### [EXERCISE INSTRUCTIONS]
Work out the number of lines containing "LaTeX". Give that number alone.

.....

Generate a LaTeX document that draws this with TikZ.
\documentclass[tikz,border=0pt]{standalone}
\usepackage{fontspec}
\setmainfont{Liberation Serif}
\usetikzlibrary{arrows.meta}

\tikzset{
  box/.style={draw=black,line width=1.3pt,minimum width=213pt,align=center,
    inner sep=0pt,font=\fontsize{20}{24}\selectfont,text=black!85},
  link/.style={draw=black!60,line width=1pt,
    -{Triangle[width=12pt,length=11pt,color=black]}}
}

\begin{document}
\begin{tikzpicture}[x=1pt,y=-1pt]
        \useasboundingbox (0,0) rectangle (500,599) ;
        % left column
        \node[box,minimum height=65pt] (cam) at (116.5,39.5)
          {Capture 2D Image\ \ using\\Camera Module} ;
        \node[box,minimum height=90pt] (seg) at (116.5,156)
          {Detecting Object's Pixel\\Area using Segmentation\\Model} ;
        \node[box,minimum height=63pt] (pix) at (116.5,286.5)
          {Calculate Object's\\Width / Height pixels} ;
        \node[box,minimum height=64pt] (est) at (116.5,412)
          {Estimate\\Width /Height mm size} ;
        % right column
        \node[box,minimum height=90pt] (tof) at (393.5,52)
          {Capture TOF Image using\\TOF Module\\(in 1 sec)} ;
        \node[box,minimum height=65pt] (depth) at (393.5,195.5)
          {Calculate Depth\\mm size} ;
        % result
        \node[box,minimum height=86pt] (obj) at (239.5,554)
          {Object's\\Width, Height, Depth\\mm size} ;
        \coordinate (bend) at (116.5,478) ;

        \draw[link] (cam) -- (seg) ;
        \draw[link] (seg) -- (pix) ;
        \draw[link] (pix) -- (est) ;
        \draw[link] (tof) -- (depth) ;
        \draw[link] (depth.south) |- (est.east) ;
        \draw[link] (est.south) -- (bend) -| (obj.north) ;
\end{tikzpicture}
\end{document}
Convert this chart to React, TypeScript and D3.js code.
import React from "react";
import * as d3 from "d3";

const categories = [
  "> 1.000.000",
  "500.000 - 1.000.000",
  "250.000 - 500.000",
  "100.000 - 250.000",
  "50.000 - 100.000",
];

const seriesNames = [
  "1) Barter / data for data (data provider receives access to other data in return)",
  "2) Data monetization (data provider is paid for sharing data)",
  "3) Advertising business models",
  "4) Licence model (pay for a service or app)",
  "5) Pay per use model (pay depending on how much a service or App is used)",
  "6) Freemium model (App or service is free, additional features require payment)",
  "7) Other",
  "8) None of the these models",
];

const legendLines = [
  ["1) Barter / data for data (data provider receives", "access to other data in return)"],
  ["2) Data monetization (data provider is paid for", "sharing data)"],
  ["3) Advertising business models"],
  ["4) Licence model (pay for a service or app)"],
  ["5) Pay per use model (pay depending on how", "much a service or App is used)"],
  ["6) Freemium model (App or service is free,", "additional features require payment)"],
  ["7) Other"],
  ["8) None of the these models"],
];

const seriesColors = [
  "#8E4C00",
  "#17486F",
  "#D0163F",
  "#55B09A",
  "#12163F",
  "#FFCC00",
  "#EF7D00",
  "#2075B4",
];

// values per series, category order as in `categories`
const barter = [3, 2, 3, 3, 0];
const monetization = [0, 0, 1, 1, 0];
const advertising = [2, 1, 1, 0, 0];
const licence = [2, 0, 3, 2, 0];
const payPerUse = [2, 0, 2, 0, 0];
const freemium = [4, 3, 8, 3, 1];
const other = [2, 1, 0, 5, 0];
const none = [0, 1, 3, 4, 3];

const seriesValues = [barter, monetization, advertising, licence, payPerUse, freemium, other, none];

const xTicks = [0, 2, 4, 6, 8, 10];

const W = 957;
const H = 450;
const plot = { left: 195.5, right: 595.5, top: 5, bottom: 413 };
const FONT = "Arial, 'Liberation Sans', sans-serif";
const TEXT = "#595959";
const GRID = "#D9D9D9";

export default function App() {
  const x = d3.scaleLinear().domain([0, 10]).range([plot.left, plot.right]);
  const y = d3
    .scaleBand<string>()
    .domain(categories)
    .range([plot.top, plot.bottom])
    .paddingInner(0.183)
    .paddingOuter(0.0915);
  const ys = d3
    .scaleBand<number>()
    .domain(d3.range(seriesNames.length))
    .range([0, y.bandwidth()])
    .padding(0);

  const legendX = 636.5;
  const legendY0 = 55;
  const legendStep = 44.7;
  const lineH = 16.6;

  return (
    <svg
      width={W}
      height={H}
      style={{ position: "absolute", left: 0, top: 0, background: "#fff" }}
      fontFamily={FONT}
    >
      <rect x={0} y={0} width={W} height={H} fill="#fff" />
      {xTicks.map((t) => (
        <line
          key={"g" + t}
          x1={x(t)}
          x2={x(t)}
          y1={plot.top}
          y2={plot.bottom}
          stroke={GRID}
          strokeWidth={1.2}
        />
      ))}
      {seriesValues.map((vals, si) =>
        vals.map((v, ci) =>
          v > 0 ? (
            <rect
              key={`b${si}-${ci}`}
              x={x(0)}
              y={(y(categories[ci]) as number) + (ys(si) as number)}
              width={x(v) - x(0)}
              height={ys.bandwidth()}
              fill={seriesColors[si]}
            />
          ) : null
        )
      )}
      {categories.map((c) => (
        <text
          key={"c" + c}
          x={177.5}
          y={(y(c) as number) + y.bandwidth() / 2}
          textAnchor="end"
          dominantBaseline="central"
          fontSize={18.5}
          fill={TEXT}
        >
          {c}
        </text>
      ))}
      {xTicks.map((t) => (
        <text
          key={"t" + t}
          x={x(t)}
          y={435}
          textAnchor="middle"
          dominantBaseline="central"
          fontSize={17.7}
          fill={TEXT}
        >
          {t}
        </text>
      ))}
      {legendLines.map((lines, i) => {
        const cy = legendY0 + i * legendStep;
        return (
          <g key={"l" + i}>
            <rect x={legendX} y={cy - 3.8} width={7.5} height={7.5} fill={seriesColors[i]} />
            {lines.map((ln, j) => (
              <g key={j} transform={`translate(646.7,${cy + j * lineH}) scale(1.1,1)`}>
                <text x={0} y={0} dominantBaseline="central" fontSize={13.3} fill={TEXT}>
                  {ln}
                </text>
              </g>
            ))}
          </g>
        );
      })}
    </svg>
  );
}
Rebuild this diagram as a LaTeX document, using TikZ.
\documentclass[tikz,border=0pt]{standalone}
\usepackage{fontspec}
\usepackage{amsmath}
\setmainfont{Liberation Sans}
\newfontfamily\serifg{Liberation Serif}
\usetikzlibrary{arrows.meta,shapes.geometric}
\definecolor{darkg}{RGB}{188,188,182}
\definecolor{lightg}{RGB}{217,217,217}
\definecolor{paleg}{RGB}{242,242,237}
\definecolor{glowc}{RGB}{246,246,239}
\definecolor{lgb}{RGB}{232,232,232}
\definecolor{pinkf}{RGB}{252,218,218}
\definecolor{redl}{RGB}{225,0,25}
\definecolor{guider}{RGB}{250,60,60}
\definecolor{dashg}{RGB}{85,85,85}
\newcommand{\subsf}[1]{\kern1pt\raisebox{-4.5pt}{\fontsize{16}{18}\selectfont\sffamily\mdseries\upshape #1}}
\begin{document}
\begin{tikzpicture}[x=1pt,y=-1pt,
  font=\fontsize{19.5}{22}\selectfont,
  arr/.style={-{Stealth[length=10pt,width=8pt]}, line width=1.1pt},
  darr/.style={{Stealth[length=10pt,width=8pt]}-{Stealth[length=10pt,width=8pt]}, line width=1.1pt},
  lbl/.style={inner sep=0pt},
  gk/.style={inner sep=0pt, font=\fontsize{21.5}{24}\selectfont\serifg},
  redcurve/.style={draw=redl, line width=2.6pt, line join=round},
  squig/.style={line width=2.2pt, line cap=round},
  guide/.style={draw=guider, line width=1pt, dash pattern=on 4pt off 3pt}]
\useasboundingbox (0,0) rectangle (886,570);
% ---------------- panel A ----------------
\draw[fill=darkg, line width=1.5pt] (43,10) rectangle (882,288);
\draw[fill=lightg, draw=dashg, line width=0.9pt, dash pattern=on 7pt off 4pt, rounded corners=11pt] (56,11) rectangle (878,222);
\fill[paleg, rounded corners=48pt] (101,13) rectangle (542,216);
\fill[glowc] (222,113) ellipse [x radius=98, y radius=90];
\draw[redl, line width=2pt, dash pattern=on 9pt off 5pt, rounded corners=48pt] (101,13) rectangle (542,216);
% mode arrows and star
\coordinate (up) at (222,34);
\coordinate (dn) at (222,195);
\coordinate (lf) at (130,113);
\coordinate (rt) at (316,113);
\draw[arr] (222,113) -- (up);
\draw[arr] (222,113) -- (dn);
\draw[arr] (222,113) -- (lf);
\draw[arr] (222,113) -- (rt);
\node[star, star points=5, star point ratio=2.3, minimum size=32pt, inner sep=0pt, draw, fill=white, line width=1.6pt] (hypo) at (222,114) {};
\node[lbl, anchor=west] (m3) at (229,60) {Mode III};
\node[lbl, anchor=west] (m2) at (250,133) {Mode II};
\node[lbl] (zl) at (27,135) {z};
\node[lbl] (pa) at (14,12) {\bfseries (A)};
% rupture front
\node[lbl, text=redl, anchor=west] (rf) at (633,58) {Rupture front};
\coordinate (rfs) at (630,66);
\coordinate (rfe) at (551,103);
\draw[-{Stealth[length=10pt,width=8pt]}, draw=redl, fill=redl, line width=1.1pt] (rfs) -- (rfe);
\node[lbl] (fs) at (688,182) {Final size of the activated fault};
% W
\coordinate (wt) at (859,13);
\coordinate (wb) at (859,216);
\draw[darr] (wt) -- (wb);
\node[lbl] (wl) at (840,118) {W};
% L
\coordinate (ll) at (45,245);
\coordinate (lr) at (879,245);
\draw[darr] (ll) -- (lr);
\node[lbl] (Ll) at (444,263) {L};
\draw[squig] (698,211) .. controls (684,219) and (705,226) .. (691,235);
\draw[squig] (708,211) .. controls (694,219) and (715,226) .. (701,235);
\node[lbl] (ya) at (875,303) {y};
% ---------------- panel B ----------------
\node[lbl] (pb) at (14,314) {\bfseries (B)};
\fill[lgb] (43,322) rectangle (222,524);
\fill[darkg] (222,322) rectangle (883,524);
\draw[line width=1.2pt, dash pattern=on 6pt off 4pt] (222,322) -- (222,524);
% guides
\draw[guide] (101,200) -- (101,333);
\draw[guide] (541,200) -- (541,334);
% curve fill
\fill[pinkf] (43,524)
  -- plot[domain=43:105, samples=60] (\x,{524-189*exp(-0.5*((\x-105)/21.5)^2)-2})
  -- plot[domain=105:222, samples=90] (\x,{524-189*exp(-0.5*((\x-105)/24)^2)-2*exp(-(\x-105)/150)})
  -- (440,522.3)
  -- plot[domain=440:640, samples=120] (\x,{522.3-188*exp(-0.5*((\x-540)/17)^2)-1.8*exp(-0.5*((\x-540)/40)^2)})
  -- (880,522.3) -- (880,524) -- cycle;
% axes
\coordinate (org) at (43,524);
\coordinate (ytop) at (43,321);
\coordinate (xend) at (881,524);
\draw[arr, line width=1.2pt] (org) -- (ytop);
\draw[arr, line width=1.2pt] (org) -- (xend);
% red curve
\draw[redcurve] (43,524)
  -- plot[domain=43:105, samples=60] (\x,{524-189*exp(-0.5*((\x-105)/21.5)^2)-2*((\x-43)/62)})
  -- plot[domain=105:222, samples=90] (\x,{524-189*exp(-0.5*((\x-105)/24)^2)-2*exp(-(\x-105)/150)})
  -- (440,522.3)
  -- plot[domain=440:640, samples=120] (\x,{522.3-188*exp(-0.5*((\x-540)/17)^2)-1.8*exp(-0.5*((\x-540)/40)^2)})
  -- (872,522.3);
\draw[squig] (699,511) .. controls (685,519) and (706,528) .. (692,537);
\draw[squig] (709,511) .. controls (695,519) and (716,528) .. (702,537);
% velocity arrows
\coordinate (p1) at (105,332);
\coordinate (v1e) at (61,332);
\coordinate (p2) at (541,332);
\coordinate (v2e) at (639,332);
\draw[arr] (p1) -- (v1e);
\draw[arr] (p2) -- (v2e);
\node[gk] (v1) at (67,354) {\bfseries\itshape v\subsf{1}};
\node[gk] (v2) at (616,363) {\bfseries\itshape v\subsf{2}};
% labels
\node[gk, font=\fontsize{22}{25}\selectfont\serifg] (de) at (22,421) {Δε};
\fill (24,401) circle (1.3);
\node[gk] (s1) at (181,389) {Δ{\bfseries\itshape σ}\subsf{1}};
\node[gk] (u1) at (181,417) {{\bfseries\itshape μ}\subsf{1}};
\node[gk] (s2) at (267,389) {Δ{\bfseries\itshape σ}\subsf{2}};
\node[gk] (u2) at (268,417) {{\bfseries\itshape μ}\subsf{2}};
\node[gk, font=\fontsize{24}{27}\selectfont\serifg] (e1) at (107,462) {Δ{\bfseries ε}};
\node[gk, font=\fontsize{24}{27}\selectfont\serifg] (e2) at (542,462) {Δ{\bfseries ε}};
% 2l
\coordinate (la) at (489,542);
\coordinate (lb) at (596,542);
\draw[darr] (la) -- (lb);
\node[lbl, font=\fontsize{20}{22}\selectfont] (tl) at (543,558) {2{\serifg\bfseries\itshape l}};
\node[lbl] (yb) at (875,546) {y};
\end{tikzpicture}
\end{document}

.....

### [WORKED SOLUTION]
2